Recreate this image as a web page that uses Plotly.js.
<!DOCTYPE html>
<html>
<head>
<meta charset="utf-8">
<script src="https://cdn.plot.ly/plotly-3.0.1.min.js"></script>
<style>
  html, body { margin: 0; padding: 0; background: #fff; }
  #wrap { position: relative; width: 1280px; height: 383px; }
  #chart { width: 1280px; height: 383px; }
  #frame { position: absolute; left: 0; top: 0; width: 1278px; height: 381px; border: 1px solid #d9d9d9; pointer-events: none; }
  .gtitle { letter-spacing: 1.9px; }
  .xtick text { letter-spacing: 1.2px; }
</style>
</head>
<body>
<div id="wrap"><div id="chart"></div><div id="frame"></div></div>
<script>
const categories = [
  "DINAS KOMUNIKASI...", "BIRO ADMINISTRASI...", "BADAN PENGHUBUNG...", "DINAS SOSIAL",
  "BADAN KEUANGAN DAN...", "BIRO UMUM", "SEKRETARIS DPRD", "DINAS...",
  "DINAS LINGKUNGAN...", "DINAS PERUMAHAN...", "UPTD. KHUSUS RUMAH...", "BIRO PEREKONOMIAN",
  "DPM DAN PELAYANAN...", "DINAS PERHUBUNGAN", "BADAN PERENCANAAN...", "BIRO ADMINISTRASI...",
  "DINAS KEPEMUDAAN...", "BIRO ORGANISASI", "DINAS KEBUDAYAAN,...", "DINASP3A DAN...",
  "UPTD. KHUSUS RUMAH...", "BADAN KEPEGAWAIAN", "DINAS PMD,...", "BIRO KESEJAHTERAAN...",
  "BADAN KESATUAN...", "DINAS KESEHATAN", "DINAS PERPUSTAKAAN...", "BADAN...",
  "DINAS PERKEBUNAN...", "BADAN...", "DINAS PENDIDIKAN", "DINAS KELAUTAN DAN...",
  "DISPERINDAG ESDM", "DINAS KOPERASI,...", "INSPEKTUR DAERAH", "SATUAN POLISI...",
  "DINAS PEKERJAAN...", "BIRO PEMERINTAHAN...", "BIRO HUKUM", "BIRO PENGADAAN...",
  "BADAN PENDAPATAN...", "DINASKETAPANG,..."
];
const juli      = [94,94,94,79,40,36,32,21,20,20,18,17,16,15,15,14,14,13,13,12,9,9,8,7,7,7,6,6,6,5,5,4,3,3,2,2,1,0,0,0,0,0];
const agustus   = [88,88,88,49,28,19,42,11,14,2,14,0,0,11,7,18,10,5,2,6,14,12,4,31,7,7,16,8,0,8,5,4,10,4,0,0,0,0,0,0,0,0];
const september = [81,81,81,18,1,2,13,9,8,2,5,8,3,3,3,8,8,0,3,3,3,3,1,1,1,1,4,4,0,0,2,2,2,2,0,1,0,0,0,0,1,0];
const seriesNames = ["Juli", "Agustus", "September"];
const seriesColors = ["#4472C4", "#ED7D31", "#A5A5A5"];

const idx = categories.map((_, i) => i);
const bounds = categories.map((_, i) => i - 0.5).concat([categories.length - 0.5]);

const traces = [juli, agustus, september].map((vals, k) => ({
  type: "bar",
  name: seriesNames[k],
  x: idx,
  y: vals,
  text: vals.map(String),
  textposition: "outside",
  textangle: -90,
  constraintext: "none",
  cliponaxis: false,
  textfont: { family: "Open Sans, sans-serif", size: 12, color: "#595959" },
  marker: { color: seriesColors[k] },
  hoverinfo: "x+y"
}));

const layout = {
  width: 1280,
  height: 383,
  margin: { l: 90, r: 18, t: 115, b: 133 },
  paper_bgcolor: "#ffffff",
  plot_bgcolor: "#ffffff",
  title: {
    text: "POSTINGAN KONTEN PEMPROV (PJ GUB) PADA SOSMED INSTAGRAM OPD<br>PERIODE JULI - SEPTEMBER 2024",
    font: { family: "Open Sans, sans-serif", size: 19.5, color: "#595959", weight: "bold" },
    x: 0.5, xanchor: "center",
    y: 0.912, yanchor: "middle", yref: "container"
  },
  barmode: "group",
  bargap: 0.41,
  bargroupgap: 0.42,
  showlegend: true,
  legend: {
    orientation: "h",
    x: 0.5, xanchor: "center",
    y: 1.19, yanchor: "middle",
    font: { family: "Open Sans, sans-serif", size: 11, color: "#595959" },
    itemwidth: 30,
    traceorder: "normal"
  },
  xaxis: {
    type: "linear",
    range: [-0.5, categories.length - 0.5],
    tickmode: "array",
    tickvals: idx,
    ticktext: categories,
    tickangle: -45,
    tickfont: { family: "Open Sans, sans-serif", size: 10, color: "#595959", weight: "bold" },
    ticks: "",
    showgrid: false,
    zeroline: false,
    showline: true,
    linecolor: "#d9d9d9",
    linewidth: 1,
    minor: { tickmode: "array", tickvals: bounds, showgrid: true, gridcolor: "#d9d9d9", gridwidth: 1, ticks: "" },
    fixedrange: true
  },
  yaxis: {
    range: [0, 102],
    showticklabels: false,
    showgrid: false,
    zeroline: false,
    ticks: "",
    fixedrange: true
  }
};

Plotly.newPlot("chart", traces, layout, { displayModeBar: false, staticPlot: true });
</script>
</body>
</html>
——————
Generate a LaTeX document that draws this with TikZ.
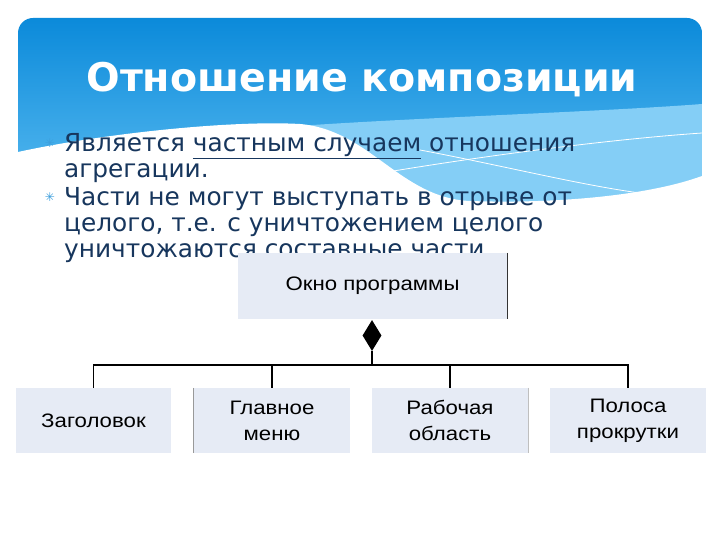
——————
- [WHAT IS NEEDED]: Report how many lines in the records hold the word "this", giving the number and nothing else.

- [FULL SOLUTION]: 2